The rights to freedom of expression and assembly are enshrined in both international and national law. The European Convention on Human Rights (ECHR), for example, protects these rights under Articles 10 and 11. These rights are not absolute: restrictions may be imposed, but only if they are lawful, necessary, and proportionate. In practice, this means that while protesting is a protected right, organisers, and to a lesser extent governments, retain authority to regulate demonstrations when safety or public order is at risk. The critical question is proportionality. The restrictions must not be intrusive. Blanket bans rarely withstand legal scrutiny, whereas confining demonstrations to designated zones outside of venues often does.

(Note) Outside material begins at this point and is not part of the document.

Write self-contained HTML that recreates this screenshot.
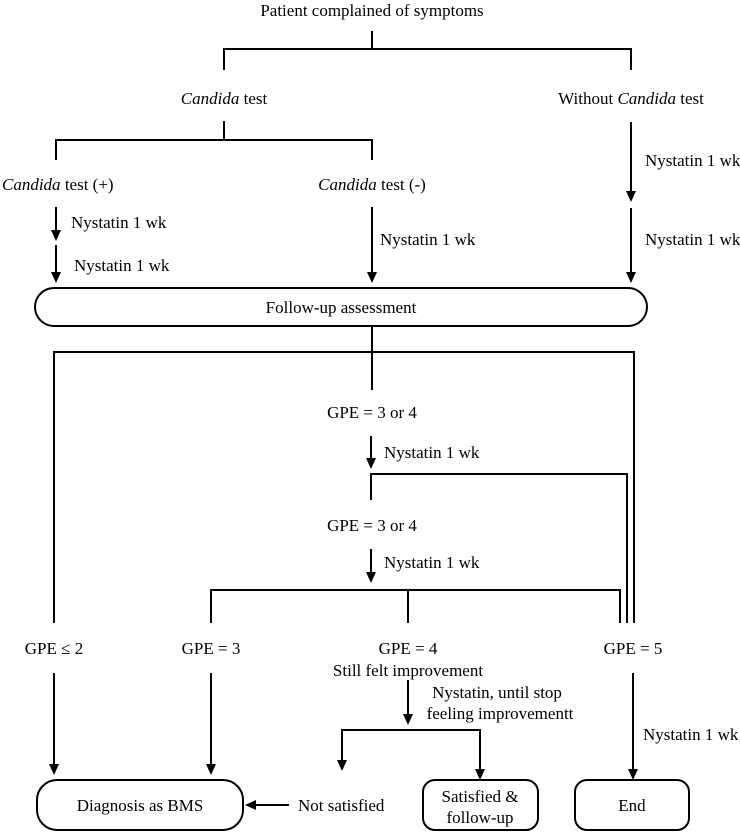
<!DOCTYPE html>
<html><head><meta charset="utf-8"><style>
html,body{margin:0;padding:0;background:#fff;}
svg{display:block;}
text{font-family:"Liberation Serif",serif;font-size:17px;fill:#000;}
</style></head><body>
<svg width="740" height="834" viewBox="0 0 740 834" xmlns="http://www.w3.org/2000/svg">
<g stroke="#000" stroke-width="2" fill="none">
<path d="M372,31 V49 M224,70 V49 H631 V70"/>
<path d="M224,121 V140 M56,160 V140 H372 V160"/>
<path d="M56,207 V232 M56,245 V274 M372,207 V274 M631,122 V194 M631,208 V274"/>
<rect x="35" y="288" width="612" height="38" rx="19" ry="19"/>
<path d="M372,326 V390"/>
<path d="M54,623 V352 H634 V623"/>
<path d="M371,436 V460"/>
<path d="M371,500 V474 H627 V623"/>
<path d="M371,549 V574"/>
<path d="M211,623 V590 H620 V623 M408,590 V623"/>
<path d="M54,673 V766 M211,673 V766 M633,673 V771 M408,680 V716"/>
<path d="M342,762 V730 H480 V771"/>
<path d="M289,805 H254"/>
<rect x="37" y="780" width="206" height="50" rx="20" ry="20"/>
<rect x="423" y="780" width="115" height="50" rx="12" ry="12"/>
<rect x="575" y="780" width="114" height="50" rx="12" ry="12"/>
</g>
<g fill="#000">
<polygon points="51,230 61,230 56,241"/>
<polygon points="51,272 61,272 56,283"/>
<polygon points="367,272 377,272 372,283"/>
<polygon points="626,191 636,191 631,202"/>
<polygon points="626,272 636,272 631,283"/>
<polygon points="366,458 376,458 371,469"/>
<polygon points="366,572 376,572 371,583"/>
<polygon points="49,764 59,764 54,775"/>
<polygon points="206,764 216,764 211,775"/>
<polygon points="628,769 638,769 633,780"/>
<polygon points="403,714 413,714 408,725"/>
<polygon points="337,760 347,760 342,771"/>
<polygon points="475,769 485,769 480,780"/>
<polygon points="256,800 256,810 245,805"/>
</g>
<g>
<text x="372" y="16" text-anchor="middle">Patient complained of symptoms</text>
<text x="224" y="104" text-anchor="middle"><tspan font-style="italic">Candida</tspan> test</text>
<text x="631" y="104" text-anchor="middle">Without <tspan font-style="italic">Candida</tspan> test</text>
<text x="2" y="190"><tspan font-style="italic">Candida</tspan> test (+)</text>
<text x="372" y="190" text-anchor="middle"><tspan font-style="italic">Candida</tspan> test (-)</text>
<text x="71" y="228">Nystatin 1 wk</text>
<text x="74" y="271">Nystatin 1 wk</text>
<text x="380" y="245">Nystatin 1 wk</text>
<text x="645" y="166">Nystatin 1 wk</text>
<text x="645" y="245">Nystatin 1 wk</text>
<text x="341" y="313" text-anchor="middle">Follow-up assessment</text>
<text x="372" y="418" text-anchor="middle">GPE = 3 or 4</text>
<text x="384" y="458">Nystatin 1 wk</text>
<text x="372" y="531" text-anchor="middle">GPE = 3 or 4</text>
<text x="384" y="568">Nystatin 1 wk</text>
<text x="54" y="654" text-anchor="middle">GPE ≤ 2</text>
<text x="211" y="654" text-anchor="middle">GPE = 3</text>
<text x="408" y="654" text-anchor="middle">GPE = 4</text>
<text x="633" y="654" text-anchor="middle">GPE = 5</text>
<text x="408" y="676" text-anchor="middle">Still felt improvement</text>
<text x="497" y="698" text-anchor="middle">Nystatin, until stop</text>
<text x="500" y="719" text-anchor="middle">feeling improvementt</text>
<text x="643" y="740">Nystatin 1 wk</text>
<text x="140" y="811" text-anchor="middle">Diagnosis as BMS</text>
<text x="298" y="811">Not satisfied</text>
<text x="480" y="802" text-anchor="middle">Satisfied &amp;</text>
<text x="480" y="823" text-anchor="middle">follow-up</text>
<text x="632" y="811" text-anchor="middle">End</text>
</g>
</svg>
</body></html>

The particular challenge that sport faces is that it occupies a blurred legal space. Sporting venues and race routes are quasi-public spaces, typically controlled by private organisers. Yet because they are broadcast worldwide and attended by thousands, courts sometimes view them as public spaces where expression should be permitted. A legal tension therefore emerges, whereby protest inside the venue may be lawfully restricted, but outright bans on protest in the wider vicinity may breach international law. In Appleby v United Kingdom, the ECHR ruled that while there is no absolute right to protest on private property, governments must ensure effective alternatives for expression are available.


The United States offers a useful comparative lens for this issue. The First Amendment protects free speech but permits “time, place, and manner” regulations provided they are politically neutral and narrow in scope. This approach allows stadiums to prohibit unauthorised protests or pitch invasions while still preserving space for protest outside venues. This proportionality logic is the foundation of European human rights law, where restrictions are allowed inside cordons, but outside of them, alternatives must be in place.

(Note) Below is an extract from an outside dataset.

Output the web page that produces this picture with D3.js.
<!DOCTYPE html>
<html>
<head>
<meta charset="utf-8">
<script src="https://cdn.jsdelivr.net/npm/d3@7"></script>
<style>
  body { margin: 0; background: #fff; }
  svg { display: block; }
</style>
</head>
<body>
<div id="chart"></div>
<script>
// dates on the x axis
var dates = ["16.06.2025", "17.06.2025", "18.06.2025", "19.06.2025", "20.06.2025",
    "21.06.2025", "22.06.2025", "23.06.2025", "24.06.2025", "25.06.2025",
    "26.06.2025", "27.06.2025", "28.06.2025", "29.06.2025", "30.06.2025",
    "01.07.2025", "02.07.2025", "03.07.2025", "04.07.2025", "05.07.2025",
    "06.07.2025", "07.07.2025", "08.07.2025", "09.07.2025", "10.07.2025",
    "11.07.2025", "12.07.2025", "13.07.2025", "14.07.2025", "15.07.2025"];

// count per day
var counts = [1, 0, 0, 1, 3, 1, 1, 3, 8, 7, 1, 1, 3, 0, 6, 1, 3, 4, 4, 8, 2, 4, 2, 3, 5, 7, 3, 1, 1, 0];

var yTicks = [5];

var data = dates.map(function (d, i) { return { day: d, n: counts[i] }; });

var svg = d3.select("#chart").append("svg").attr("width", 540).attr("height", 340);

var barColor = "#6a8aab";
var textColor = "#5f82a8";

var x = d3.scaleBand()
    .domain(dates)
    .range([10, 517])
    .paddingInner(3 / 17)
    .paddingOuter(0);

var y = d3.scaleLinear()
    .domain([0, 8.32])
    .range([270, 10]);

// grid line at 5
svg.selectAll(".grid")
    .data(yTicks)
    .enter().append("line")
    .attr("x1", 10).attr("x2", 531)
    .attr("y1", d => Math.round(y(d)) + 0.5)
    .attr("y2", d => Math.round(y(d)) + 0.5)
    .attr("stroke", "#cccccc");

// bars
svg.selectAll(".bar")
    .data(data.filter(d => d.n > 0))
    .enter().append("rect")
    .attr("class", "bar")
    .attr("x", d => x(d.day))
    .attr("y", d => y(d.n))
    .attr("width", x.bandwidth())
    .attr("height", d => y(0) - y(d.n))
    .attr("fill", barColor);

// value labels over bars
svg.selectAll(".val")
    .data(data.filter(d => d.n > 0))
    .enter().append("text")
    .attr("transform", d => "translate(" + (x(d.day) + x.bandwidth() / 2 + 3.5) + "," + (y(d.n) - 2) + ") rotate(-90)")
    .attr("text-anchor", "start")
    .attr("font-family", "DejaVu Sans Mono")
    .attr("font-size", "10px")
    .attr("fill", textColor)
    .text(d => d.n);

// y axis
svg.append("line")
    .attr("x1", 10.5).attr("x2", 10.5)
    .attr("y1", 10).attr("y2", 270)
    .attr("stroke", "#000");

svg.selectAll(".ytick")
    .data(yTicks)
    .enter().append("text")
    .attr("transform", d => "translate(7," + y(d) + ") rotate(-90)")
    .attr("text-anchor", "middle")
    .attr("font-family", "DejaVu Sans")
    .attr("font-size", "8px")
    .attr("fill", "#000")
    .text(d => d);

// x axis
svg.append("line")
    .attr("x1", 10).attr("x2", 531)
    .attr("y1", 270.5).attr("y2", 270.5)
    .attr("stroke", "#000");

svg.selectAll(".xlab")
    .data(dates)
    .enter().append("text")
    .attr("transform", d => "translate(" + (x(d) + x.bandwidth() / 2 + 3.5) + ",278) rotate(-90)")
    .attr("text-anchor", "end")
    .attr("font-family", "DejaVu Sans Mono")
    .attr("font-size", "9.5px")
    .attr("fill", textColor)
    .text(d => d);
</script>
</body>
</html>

Returning to La Vuelta, once the streets of Madrid became part of an international sporting event, they created a controlled zone where protestors could be lawfully excluded, similar to how pitch invasions in football are criminalised. The legal line is effectively drawn at the cordons, and within them, the organisers have a duty to protect athletes, provided restrictions are proportionate. When protestors blocked the race route, they moved beyond lawful protest and into disruption of a protected sporting zone. The Spanish government reported that 22 police officers were injured in the confrontations, whilst two protestors were arrested. Several riders had already fallen as a result of the disruptions earlier in the race, and some riders had threatened to quit, citing safety risks. In this case, the proportionality reasoning is straightforward– the danger to athletes justified intervention and removal.